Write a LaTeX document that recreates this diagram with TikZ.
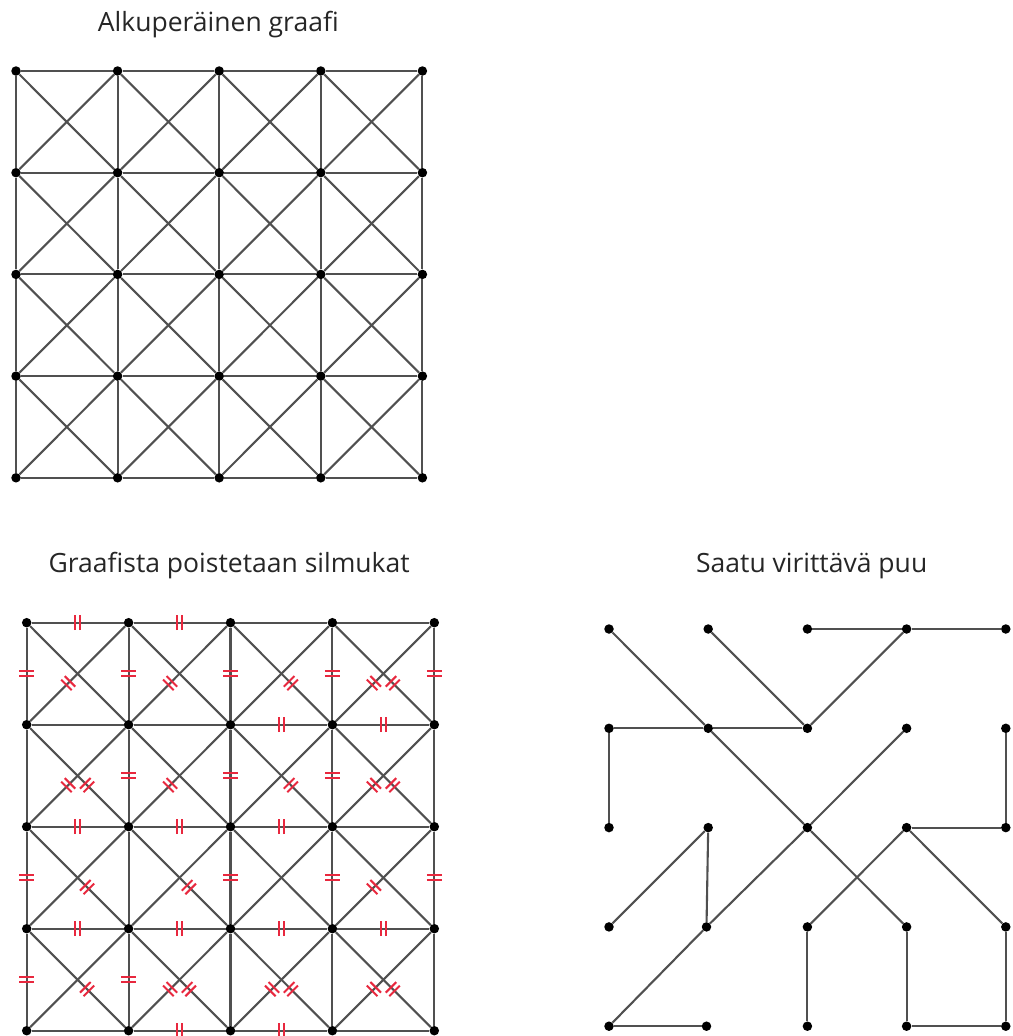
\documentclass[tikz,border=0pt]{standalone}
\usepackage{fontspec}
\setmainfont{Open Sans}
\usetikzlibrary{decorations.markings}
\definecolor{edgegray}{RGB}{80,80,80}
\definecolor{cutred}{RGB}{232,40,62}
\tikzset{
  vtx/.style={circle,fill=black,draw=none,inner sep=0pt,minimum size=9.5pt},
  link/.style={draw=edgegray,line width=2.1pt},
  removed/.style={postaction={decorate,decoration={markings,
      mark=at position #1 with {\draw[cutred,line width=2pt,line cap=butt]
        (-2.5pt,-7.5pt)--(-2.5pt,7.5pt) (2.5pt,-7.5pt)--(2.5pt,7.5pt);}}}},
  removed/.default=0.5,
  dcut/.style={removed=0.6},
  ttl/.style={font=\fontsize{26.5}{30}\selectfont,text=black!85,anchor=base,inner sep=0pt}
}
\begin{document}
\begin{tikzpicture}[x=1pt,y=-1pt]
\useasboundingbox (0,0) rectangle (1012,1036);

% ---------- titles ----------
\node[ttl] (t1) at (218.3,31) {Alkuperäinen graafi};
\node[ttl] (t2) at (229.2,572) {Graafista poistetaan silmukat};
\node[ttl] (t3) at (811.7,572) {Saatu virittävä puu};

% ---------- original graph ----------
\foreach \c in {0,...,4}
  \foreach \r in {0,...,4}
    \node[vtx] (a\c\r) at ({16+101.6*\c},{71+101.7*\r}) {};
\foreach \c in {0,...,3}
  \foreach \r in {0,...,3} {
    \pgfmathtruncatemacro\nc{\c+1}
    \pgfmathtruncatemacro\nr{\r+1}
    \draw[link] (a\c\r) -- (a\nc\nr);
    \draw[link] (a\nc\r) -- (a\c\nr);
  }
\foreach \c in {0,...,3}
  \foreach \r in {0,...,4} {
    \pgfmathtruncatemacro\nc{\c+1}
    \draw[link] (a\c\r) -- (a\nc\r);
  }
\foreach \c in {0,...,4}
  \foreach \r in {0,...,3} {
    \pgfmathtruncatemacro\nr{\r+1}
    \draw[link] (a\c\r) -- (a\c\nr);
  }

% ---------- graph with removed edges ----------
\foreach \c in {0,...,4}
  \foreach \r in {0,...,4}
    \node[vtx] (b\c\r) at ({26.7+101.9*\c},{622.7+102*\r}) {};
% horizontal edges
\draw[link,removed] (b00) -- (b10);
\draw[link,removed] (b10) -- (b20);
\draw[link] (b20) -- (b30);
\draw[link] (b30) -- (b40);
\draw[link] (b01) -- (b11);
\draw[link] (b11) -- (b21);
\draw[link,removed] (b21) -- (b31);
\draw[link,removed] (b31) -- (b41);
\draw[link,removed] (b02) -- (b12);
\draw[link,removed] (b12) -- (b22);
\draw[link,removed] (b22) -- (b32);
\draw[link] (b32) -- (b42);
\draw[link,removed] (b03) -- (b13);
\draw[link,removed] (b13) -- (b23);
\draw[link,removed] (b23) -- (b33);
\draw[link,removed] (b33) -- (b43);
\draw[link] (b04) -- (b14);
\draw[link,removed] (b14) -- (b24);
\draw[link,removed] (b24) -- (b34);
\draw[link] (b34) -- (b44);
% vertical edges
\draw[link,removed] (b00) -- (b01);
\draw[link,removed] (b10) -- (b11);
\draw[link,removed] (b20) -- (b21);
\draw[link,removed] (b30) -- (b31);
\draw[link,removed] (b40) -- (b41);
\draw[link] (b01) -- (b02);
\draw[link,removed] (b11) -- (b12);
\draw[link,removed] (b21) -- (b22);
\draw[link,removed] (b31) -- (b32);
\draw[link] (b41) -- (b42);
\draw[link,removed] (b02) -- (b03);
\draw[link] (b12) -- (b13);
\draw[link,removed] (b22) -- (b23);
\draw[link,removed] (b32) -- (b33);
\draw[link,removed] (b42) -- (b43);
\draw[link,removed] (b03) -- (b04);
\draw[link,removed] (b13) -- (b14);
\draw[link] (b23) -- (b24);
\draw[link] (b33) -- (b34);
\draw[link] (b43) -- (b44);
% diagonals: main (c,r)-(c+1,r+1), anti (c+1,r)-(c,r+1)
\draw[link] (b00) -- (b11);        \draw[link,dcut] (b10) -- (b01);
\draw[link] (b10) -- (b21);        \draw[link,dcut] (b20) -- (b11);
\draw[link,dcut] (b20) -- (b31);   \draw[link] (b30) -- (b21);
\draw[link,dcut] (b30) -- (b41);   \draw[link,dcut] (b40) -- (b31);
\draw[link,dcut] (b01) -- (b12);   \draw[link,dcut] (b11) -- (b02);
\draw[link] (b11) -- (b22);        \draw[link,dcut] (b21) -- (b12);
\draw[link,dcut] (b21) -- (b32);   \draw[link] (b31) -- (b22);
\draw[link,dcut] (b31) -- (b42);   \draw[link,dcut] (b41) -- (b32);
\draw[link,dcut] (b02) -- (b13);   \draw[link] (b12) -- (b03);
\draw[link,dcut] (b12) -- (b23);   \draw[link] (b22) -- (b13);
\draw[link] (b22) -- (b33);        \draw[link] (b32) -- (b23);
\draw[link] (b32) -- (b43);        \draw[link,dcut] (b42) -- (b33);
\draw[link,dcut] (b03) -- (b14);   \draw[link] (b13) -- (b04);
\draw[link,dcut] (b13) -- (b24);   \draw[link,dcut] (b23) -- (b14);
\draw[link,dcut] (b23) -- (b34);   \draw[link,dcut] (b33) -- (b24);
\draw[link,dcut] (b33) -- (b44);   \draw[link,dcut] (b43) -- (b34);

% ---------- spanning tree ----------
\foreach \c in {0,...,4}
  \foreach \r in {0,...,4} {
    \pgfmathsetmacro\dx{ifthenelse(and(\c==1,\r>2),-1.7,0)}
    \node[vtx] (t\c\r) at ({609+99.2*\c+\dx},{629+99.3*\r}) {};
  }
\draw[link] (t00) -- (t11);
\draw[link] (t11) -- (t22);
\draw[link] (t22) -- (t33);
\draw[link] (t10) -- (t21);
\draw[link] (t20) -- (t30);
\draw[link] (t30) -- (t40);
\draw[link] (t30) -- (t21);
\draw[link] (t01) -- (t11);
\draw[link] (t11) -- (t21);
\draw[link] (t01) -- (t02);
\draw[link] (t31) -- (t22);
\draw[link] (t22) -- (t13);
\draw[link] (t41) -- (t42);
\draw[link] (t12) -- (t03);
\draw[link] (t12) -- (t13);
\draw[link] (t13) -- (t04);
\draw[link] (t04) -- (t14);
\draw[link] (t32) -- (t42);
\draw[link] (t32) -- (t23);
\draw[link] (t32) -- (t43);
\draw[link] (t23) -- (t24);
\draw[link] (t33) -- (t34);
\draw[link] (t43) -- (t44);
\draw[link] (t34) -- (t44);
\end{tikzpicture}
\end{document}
——
[Task brief]:
From the first line of the material down to the line containing "(0,0) rectangle (1012,1036);", inclusive, return each line exactly, skipping any picture.

[Solution]:
Write a LaTeX document that recreates this diagram with TikZ.
\documentclass[tikz,border=0pt]{standalone}
\usepackage{fontspec}
\setmainfont{Open Sans}
\usetikzlibrary{decorations.markings}
\definecolor{edgegray}{RGB}{80,80,80}
\definecolor{cutred}{RGB}{232,40,62}
\tikzset{
  vtx/.style={circle,fill=black,draw=none,inner sep=0pt,minimum size=9.5pt},
  link/.style={draw=edgegray,line width=2.1pt},
  removed/.style={postaction={decorate,decoration={markings,
      mark=at position #1 with {\draw[cutred,line width=2pt,line cap=butt]
        (-2.5pt,-7.5pt)--(-2.5pt,7.5pt) (2.5pt,-7.5pt)--(2.5pt,7.5pt);}}}},
  removed/.default=0.5,
  dcut/.style={removed=0.6},
  ttl/.style={font=\fontsize{26.5}{30}\selectfont,text=black!85,anchor=base,inner sep=0pt}
}
\begin{document}
\begin{tikzpicture}[x=1pt,y=-1pt]
\useasboundingbox (0,0) rectangle (1012,1036);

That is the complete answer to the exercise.